◆ YOUR TASK ◆
Word for word, quote all of the material, omitting the pictures.

%%

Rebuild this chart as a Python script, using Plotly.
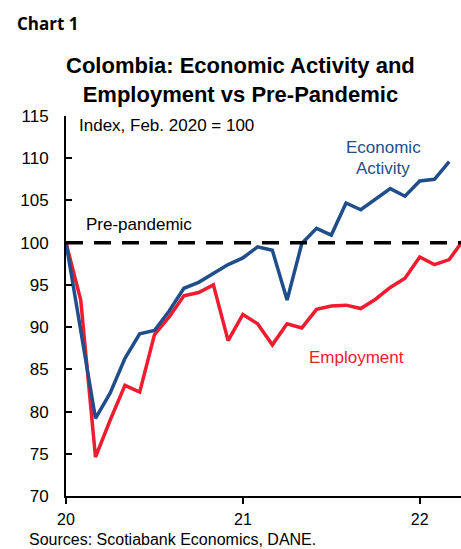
import plotly.graph_objects as go

# Months since Feb 2020 (0 = Feb 2020)
months = list(range(28))
economic_activity = [100.0, 89.6, 79.2, 82.2, 86.3, 89.2, 89.6, 91.9, 94.6, 95.3, 96.3, 97.4,
                     98.2, 99.5, 99.1, 93.2, 99.9, 101.7, 100.9, 104.7, 103.9, 105.1, 106.4,
                     105.5, 107.3, 107.5, 109.6]
employment = [100.0, 93.2, 74.6, 79.0, 83.1, 82.3, 89.1, 91.2, 93.7, 94.1, 95.0, 88.4,
              91.5, 90.4, 87.9, 90.4, 89.9, 92.1, 92.5, 92.6, 92.2, 93.3, 94.7, 95.8,
              98.3, 97.4, 98.0, 100.4]
tick_vals = [0, 12, 24]
tick_text = ["20", "21", "22"]
y_ticks = [70, 75, 80, 85, 90, 95, 100, 105, 110, 115]

BLUE = "#1F4E8A"
RED = "#EE1C2E"
FONT = "Liberation Sans"

fig = go.Figure()
fig.add_trace(go.Scatter(x=months[:len(employment)], y=employment, mode="lines",
                         line=dict(color=RED, width=3.5), showlegend=False))
fig.add_trace(go.Scatter(x=months[:len(economic_activity)], y=economic_activity, mode="lines",
                         line=dict(color=BLUE, width=3.5), showlegend=False))

fig.add_shape(type="line", xref="paper", x0=0, x1=1, yref="y", y0=100, y1=100,
              line=dict(color="black", width=3.5, dash="17px,11px"))

W, H = 395, 380
L, B = 66, 496
px = lambda x: (x - L) / W
py = lambda y: (B - y) / H

def ann(text, x, y, size=17, color="black", xanchor="left", yanchor="middle", family=FONT):
    fig.add_annotation(text=text, x=x, y=y, xref="paper", yref="paper",
                       xanchor=xanchor, yanchor=yanchor, showarrow=False, borderpad=0,
                       font=dict(family=family, size=size, color=color))

ann("<b>Chart 1</b>", px(16), py(23), size=17, family="Open Sans")
ann("<b>Colombia: Economic Activity and<br>Employment vs Pre-Pandemic</b>", px(240.5), py(80),
    size=22, xanchor="center")
ann("Index, Feb. 2020 = 100", px(78), py(126))
ann("Pre-pandemic", px(85), py(224))
ann("Economic", px(383), py(147), color=BLUE, xanchor="center")
ann("Activity", px(383), py(168), color=BLUE, xanchor="center")
ann("Employment", px(356), py(357), color=RED, xanchor="center")
ann("Sources: Scotiabank Economics, DANE.", px(28), py(548.5), size=16, yanchor="bottom")

fig.update_layout(
    width=461, height=549,
    margin=dict(l=66, r=0, t=116, b=53),
    paper_bgcolor="white", plot_bgcolor="white",
    font=dict(family=FONT, size=17, color="black"),
    xaxis=dict(range=[0, 26.8], tickmode="array", tickvals=tick_vals, ticktext=tick_text,
               showline=True, linecolor="black", linewidth=2, ticks="outside", ticklen=6,
               tickwidth=2, tickcolor="black", showgrid=False, zeroline=False,
               ticklabelstandoff=2, tickfont=dict(size=16)),
    yaxis=dict(range=[70, 115], tickmode="array", tickvals=y_ticks,
               showline=True, linecolor="black", linewidth=2, ticks="inside", ticklen=6,
               tickwidth=2, tickcolor="black", showgrid=False, zeroline=False,
               ticklabelstandoff=12),
)

fig.write_html("out.html")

%%

◆ RESULT BELOW ◆
Rebuild this chart as a Python script, using Plotly.
import plotly.graph_objects as go

# Months since Feb 2020 (0 = Feb 2020)
months = list(range(28))
economic_activity = [100.0, 89.6, 79.2, 82.2, 86.3, 89.2, 89.6, 91.9, 94.6, 95.3, 96.3, 97.4,
                     98.2, 99.5, 99.1, 93.2, 99.9, 101.7, 100.9, 104.7, 103.9, 105.1, 106.4,
                     105.5, 107.3, 107.5, 109.6]
employment = [100.0, 93.2, 74.6, 79.0, 83.1, 82.3, 89.1, 91.2, 93.7, 94.1, 95.0, 88.4,
              91.5, 90.4, 87.9, 90.4, 89.9, 92.1, 92.5, 92.6, 92.2, 93.3, 94.7, 95.8,
              98.3, 97.4, 98.0, 100.4]
tick_vals = [0, 12, 24]
tick_text = ["20", "21", "22"]
y_ticks = [70, 75, 80, 85, 90, 95, 100, 105, 110, 115]

BLUE = "#1F4E8A"
RED = "#EE1C2E"
FONT = "Liberation Sans"

fig = go.Figure()
fig.add_trace(go.Scatter(x=months[:len(employment)], y=employment, mode="lines",
                         line=dict(color=RED, width=3.5), showlegend=False))
fig.add_trace(go.Scatter(x=months[:len(economic_activity)], y=economic_activity, mode="lines",
                         line=dict(color=BLUE, width=3.5), showlegend=False))

fig.add_shape(type="line", xref="paper", x0=0, x1=1, yref="y", y0=100, y1=100,
              line=dict(color="black", width=3.5, dash="17px,11px"))

W, H = 395, 380
L, B = 66, 496
px = lambda x: (x - L) / W
py = lambda y: (B - y) / H

def ann(text, x, y, size=17, color="black", xanchor="left", yanchor="middle", family=FONT):
    fig.add_annotation(text=text, x=x, y=y, xref="paper", yref="paper",
                       xanchor=xanchor, yanchor=yanchor, showarrow=False, borderpad=0,
                       font=dict(family=family, size=size, color=color))

ann("<b>Chart 1</b>", px(16), py(23), size=17, family="Open Sans")
ann("<b>Colombia: Economic Activity and<br>Employment vs Pre-Pandemic</b>", px(240.5), py(80),
    size=22, xanchor="center")
ann("Index, Feb. 2020 = 100", px(78), py(126))
ann("Pre-pandemic", px(85), py(224))
ann("Economic", px(383), py(147), color=BLUE, xanchor="center")
ann("Activity", px(383), py(168), color=BLUE, xanchor="center")
ann("Employment", px(356), py(357), color=RED, xanchor="center")
ann("Sources: Scotiabank Economics, DANE.", px(28), py(548.5), size=16, yanchor="bottom")

fig.update_layout(
    width=461, height=549,
    margin=dict(l=66, r=0, t=116, b=53),
    paper_bgcolor="white", plot_bgcolor="white",
    font=dict(family=FONT, size=17, color="black"),
    xaxis=dict(range=[0, 26.8], tickmode="array", tickvals=tick_vals, ticktext=tick_text,
               showline=True, linecolor="black", linewidth=2, ticks="outside", ticklen=6,
               tickwidth=2, tickcolor="black", showgrid=False, zeroline=False,
               ticklabelstandoff=2, tickfont=dict(size=16)),
    yaxis=dict(range=[70, 115], tickmode="array", tickvals=y_ticks,
               showline=True, linecolor="black", linewidth=2, ticks="inside", ticklen=6,
               tickwidth=2, tickcolor="black", showgrid=False, zeroline=False,
               ticklabelstandoff=12),
)

fig.write_html("out.html")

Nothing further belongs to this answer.